(Elsa Woeffler) – Journalists are the eyes of the outside world, for those who cannot see it. But sometimes the reality is quite different. Unpunished crimes are perpetrated on journalists for daring to reveal truths, truths that sometimes disturb. But isn’t the very essence of being a journalist to dare to tell the truth, and protecting journalists isn’t protecting the truth? However, in a recent UNESCO report on the safety of journalists, impunity for crimes against the profession continues to prevail. In the period 2018-2019, UNESCO recorded a total of 156 murders of journalists worldwide. Overall, over the last decade, one journalist has been killed every four days. The most dangerous regions for journalists are Asia and the Pacific, with 31 journalists killed between 2020 and 2021.
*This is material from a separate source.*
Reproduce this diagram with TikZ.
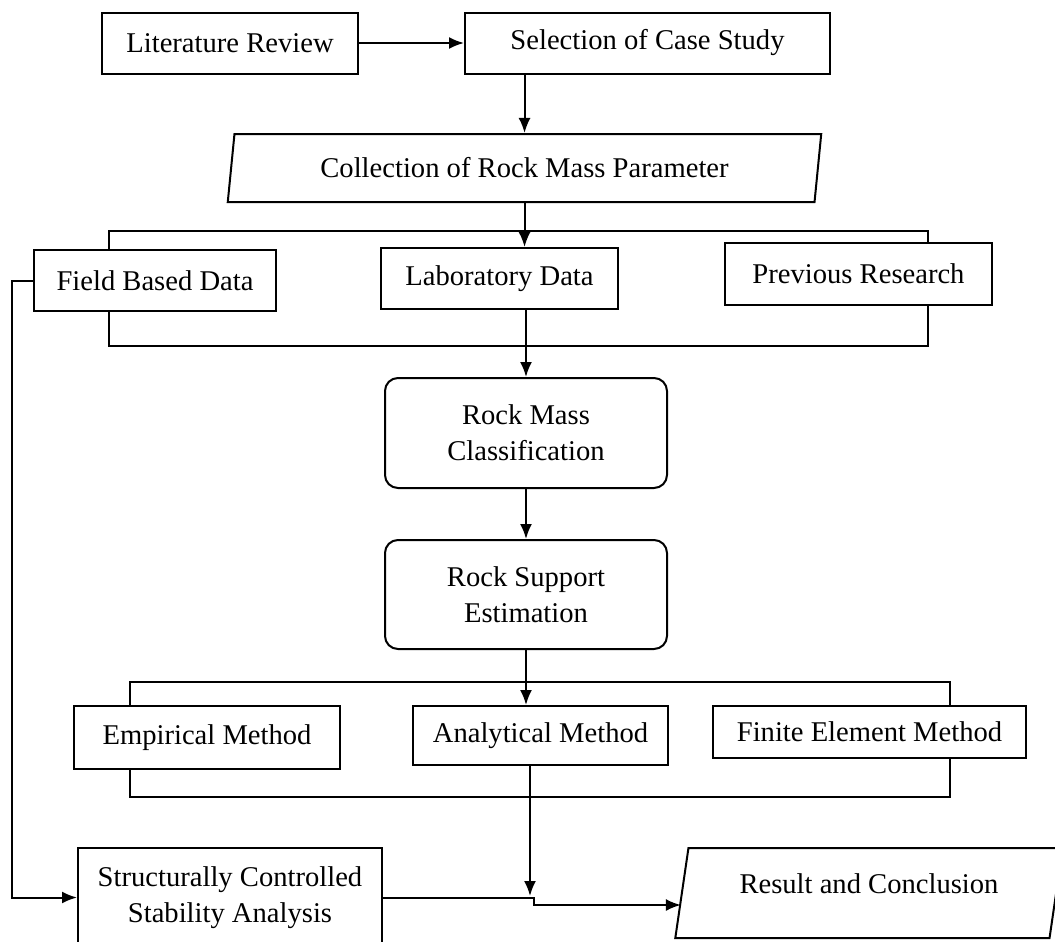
\documentclass[tikz,border=0pt]{standalone}
\usepackage{fontspec}
\setmainfont{Liberation Serif}
\usetikzlibrary{arrows.meta,positioning,shapes.geometric}
\tikzset{
procbox/.style={
  rectangle,
  draw=black,
  fill=white,
  line width=1pt,
  align=center,
  inner sep=0pt,
  font=\fontsize{14.3}{18}\selectfont
  },
roundbox/.style={
  procbox,
  rounded corners=6.5pt
  },
iobox/.style 2 args={
  procbox,
  trapezium,
  trapezium stretches=true,
  trapezium left angle=#1,
  trapezium right angle=#2
  },
grpframe/.style={
  rectangle,
  draw=black,
  line width=1pt,
  inner sep=0pt
  }
}
\begin{document}
\begin{tikzpicture}[>={Latex[length=7.5pt,width=6pt]},x=0.5pt,y=-0.5pt,line width=1pt]

\useasboundingbox (0,0) rectangle (1055,942);

\node[procbox,minimum width=128pt,minimum height=30.5pt]
at (230,43)
(lit) {Literature Review};

\node[procbox,minimum width=182.5pt,minimum height=30.5pt]
at (647.5,43)
(sel) {Selection of Case Study};

\node[iobox={77}{103},minimum width=297.5pt,minimum height=34pt]
at (524.5,168)
(coll) {Collection of Rock Mass Parameter};

\node[grpframe,minimum width=409.5pt,minimum height=57.5pt]
at (518.5,288.5)
(datagrp) {};

\node[procbox,minimum width=121pt,minimum height=30.5pt]
at (155,280.5)
(field) {Field Based Data};

\node[procbox,minimum width=118.5pt,minimum height=30.5pt]
at (499.5,278.5)
(lab) {Laboratory Data};

\node[procbox,minimum width=133.5pt,minimum height=31pt]
at (858.5,274)
(prev) {Previous Research};

\node[roundbox,minimum width=141pt,minimum height=55pt]
at (526,433)
(rmc) {Rock Mass\\Classification};

\node[roundbox,minimum width=141pt,minimum height=54.5pt]
at (526,594.5)
(rse) {Rock Support\\Estimation};

\node[grpframe,minimum width=410pt,minimum height=57.5pt]
at (540,739.5)
(methgrp) {};

\node[procbox,minimum width=133pt,minimum height=31.5pt]
at (207,737.5)
(emp) {Empirical Method};

\node[procbox,minimum width=127.5pt,minimum height=29.5pt]
at (540.5,735.5)
(ana) {Analytical Method};

\node[procbox,minimum width=156.5pt,minimum height=26pt]
at (869.5,732)
(fem) {Finite Element Method};

\node[procbox,minimum width=152pt,minimum height=49.5pt]
at (230,897.5)
(str) {Structurally Controlled\\Stability Analysis};

\node[iobox={76}{104},minimum width=194pt,minimum height=45pt,text depth=9pt]
at (869,893)
(res) {Result and Conclusion};

\coordinate (jn) at (530,896);
\coordinate (kn) at (534,905);

\draw[->] (lit) -- (sel);

\draw[->] (sel.south -| coll.north) -- (coll.north);

\draw[->] (coll.south) -- (coll.south |- lab.north);

\draw[->] (rmc.north |- lab.south) -- (rmc.north);

\draw[->] (rmc) -- (rse);

\draw[->] (rse.south) -- (rse.south |- ana.north);

\draw[->] (ana.south -| jn) -- (jn);

\draw[->] (str.east) -| (kn) -- (kn -| res.west);

\draw[->] (field.west) -- ++(-21,0) |- (str.west);

\end{tikzpicture}
\end{document}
Thus, the report on press freedom is equally alarming. Intrinsically linked to journalist attacks, press freedom is not equally free in all countries. Indeed, according to the 2022 “Reporters Without Borders” (RWB) report, the federation which edits an annual report on press freedom around the world, the countries where press freedom is in a very serious state are mainly in the Asia-Pacific region. In Europe, press freedom is not the same everywhere, and even within the European Union, disparities exist. Even in Europe, journalists often work under complicated working conditions, even though several laws protect the profession worldwide and in Europe.
Moreover, it is at the gates of Europe that another challenge is being played out, combining freedom of the press, the situation of journalists and propaganda. Indeed, the war in Ukraine is a minefield for journalists, a real information war is being waged on the borders of Ukraine. Thus, provocation, false news and propaganda are part and parcel of the daily life of the three thousand or so reporters on the ground. Since Russia invaded Ukraine, seven journalists have been killed and eleven injured by gunfire. This is a difficult reality on the ground which shows a part of the life of journalists and reporters that civil society sometimes finds difficult to imagine.